====== MATERIAL PROVIDED ======
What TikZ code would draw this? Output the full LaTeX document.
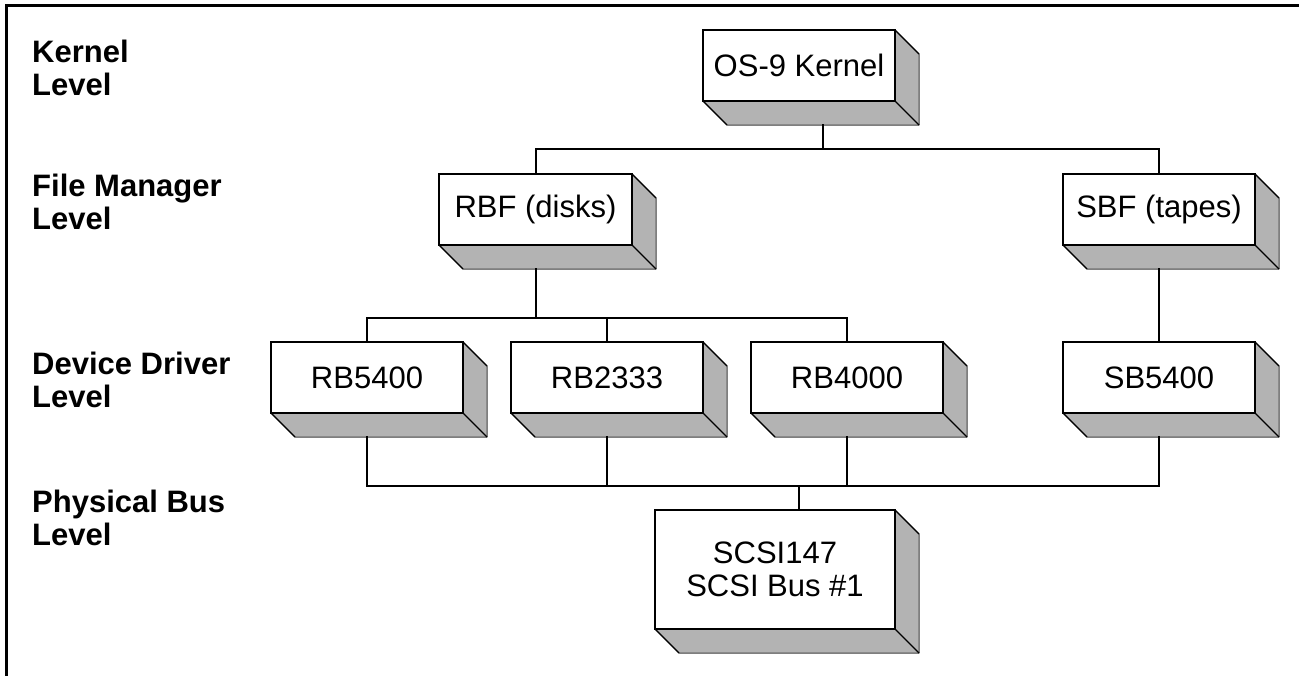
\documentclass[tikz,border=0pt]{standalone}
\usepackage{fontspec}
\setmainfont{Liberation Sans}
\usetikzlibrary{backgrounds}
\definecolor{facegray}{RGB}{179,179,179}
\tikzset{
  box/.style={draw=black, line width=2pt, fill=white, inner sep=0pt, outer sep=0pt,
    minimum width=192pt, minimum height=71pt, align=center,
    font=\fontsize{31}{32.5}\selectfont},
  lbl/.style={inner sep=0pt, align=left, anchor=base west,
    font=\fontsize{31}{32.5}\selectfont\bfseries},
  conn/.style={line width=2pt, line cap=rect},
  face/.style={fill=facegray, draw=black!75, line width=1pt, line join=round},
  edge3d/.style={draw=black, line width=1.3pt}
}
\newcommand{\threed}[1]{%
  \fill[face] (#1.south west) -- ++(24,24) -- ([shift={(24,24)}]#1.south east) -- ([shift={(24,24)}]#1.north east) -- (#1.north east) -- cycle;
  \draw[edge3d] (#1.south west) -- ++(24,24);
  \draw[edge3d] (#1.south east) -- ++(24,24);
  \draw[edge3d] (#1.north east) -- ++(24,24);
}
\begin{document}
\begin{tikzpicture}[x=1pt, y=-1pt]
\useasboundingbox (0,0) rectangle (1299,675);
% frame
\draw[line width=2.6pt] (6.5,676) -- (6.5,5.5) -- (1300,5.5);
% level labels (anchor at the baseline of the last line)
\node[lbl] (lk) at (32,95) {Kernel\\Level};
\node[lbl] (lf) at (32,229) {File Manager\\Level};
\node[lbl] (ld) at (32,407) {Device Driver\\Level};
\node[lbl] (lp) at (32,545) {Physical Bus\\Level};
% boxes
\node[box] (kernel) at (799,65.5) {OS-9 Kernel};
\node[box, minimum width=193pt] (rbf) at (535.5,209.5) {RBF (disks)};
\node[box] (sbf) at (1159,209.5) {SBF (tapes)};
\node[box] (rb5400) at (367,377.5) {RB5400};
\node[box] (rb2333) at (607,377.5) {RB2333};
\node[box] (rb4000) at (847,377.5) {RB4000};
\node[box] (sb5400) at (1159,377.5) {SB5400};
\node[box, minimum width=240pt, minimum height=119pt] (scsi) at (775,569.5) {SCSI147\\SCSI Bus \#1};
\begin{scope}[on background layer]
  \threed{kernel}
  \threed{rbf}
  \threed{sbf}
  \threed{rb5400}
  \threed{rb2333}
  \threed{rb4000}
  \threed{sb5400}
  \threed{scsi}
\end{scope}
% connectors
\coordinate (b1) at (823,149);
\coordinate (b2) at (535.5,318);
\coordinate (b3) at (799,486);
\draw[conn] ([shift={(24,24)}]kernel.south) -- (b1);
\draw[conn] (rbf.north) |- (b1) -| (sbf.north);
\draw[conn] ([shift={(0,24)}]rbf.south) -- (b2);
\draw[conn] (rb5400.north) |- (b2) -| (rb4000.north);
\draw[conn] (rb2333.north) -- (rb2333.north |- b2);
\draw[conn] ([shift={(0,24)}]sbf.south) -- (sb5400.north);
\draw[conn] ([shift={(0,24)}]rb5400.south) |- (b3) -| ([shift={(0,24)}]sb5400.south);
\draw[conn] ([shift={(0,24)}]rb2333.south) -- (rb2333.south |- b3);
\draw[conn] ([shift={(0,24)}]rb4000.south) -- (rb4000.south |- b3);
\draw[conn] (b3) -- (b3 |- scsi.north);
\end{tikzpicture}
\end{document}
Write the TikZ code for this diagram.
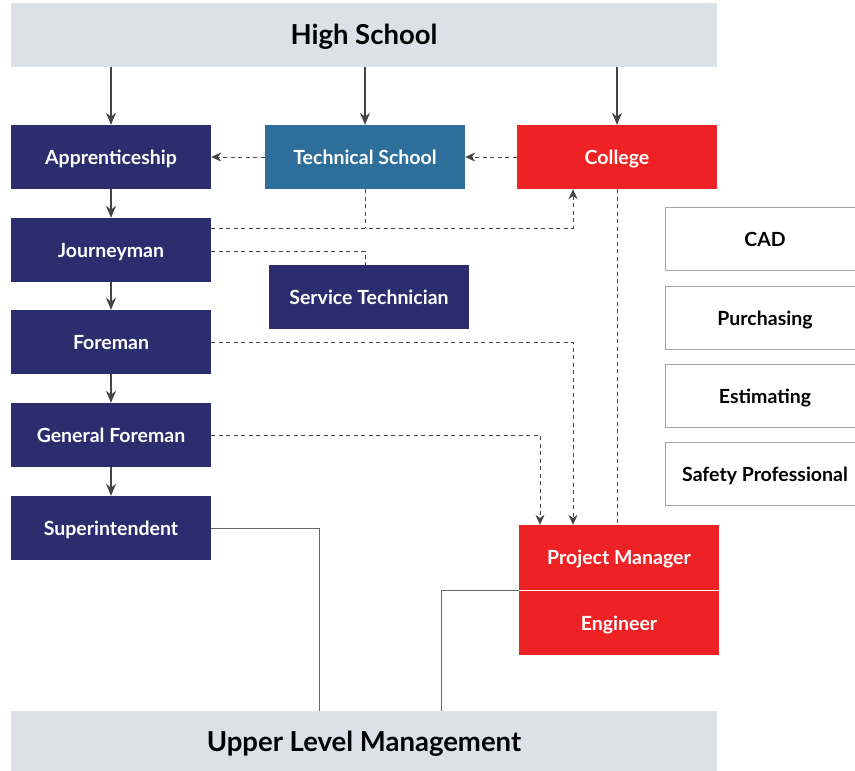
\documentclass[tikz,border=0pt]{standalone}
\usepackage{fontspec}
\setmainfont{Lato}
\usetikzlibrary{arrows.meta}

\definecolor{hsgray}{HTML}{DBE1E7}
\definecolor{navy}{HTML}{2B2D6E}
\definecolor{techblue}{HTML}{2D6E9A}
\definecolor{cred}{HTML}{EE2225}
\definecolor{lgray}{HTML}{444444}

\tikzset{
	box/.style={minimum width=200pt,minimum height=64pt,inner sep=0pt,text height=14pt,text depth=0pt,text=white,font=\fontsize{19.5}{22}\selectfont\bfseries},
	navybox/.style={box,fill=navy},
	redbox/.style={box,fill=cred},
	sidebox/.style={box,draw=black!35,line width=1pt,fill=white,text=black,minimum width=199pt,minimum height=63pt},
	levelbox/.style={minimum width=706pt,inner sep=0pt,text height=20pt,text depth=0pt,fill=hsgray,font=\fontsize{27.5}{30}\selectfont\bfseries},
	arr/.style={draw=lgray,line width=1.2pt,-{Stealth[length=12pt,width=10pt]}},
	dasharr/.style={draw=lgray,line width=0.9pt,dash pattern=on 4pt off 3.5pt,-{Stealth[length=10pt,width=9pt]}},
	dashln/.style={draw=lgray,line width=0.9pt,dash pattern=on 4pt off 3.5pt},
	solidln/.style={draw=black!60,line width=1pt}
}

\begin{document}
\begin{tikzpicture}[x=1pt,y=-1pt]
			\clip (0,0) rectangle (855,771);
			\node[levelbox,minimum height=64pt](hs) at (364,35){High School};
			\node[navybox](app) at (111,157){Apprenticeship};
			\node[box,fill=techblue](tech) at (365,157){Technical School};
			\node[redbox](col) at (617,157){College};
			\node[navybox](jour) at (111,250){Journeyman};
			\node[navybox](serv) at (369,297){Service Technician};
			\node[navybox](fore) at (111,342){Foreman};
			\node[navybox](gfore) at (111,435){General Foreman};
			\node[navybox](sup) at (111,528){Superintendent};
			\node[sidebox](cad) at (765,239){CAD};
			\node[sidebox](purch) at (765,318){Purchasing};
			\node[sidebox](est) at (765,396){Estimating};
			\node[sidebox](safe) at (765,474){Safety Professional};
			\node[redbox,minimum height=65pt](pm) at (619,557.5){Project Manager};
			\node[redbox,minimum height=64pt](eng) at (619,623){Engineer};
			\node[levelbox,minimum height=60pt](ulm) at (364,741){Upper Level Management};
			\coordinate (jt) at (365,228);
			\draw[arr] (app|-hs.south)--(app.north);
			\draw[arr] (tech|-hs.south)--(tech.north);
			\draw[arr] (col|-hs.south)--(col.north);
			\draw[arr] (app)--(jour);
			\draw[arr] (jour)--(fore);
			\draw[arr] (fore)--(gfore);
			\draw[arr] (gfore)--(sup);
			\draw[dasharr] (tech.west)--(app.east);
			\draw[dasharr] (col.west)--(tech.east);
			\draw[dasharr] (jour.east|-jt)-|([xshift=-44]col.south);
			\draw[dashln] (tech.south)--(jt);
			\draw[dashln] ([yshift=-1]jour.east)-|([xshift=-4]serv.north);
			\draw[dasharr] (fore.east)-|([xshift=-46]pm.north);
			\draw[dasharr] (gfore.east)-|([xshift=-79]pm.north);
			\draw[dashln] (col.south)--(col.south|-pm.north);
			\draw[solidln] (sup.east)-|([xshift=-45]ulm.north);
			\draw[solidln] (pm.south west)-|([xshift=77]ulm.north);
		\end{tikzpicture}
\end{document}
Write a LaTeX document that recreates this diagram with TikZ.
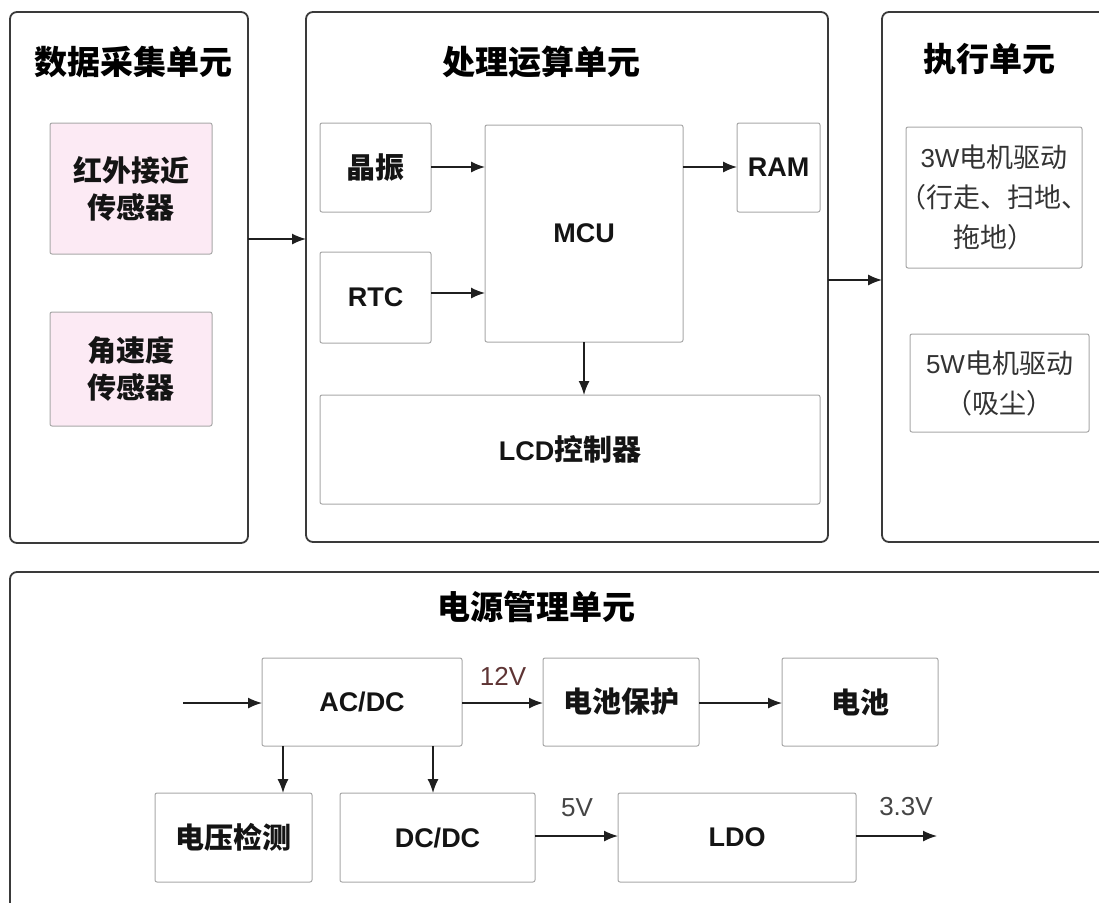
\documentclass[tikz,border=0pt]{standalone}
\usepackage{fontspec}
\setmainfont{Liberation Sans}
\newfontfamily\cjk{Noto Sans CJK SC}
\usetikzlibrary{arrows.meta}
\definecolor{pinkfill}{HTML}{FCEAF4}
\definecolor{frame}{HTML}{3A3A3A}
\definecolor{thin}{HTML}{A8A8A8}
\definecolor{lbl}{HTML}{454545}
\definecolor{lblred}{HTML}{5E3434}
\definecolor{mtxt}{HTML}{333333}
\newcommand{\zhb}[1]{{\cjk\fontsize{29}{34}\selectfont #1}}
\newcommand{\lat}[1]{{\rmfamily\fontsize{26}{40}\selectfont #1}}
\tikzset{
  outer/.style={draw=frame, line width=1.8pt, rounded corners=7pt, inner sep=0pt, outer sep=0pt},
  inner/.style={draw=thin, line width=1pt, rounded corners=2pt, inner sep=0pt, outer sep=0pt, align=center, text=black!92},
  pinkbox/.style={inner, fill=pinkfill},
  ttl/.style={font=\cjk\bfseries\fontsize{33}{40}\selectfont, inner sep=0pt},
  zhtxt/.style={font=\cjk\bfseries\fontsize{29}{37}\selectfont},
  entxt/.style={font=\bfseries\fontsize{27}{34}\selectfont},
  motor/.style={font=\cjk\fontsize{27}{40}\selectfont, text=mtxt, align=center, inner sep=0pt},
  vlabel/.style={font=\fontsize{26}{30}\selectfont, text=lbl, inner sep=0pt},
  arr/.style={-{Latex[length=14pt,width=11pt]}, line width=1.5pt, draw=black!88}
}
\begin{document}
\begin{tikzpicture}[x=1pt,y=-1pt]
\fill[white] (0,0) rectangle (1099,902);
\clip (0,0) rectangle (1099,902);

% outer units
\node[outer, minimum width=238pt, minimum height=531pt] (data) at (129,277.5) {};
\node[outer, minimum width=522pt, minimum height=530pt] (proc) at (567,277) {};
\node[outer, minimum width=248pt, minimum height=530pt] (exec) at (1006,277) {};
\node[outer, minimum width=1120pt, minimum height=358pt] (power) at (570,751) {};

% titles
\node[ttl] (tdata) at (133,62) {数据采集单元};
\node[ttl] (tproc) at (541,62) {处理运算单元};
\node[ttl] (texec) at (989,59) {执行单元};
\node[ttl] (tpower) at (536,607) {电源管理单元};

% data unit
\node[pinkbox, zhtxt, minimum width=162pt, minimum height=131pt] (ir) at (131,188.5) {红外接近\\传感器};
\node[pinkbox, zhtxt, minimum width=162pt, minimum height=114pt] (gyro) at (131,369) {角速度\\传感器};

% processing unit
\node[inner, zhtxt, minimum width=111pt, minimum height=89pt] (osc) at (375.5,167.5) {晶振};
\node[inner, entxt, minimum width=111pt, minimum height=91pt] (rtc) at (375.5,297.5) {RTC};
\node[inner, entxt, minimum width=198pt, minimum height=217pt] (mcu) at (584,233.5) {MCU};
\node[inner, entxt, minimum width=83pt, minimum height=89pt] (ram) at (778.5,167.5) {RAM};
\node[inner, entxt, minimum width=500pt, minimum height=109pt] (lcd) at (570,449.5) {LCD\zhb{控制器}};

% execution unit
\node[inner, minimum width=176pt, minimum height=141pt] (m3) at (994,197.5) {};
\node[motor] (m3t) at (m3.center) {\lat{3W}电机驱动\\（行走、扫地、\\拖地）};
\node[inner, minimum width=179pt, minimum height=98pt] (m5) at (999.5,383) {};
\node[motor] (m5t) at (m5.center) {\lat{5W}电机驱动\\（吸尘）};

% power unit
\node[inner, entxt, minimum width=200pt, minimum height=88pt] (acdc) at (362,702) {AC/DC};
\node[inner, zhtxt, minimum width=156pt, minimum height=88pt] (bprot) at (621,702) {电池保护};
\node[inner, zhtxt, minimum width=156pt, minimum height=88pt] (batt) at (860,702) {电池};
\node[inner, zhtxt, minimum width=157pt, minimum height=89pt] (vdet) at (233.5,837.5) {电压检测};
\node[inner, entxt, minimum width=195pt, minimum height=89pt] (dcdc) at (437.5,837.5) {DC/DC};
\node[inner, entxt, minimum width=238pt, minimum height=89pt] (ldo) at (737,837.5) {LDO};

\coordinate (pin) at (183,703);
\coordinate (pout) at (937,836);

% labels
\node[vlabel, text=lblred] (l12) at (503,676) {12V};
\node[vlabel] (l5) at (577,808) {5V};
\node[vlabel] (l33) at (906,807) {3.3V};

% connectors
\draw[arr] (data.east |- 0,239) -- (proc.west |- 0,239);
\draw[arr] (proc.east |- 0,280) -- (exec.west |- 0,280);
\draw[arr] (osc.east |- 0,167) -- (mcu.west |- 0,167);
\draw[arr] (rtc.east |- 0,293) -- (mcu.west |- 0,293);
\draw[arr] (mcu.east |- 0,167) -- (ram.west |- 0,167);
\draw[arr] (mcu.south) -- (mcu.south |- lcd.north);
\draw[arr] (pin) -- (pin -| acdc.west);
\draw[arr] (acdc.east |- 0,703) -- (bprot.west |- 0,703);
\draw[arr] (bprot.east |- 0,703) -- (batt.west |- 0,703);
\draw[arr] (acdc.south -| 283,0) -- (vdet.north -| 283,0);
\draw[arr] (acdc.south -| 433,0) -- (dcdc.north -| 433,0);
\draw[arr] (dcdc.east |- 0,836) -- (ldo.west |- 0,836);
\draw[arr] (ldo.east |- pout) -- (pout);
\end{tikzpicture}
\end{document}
======
WHAT TO WORK ON » Reply with nothing except the number of lines in the listing above that include "code".

FULL RESPONSE » 2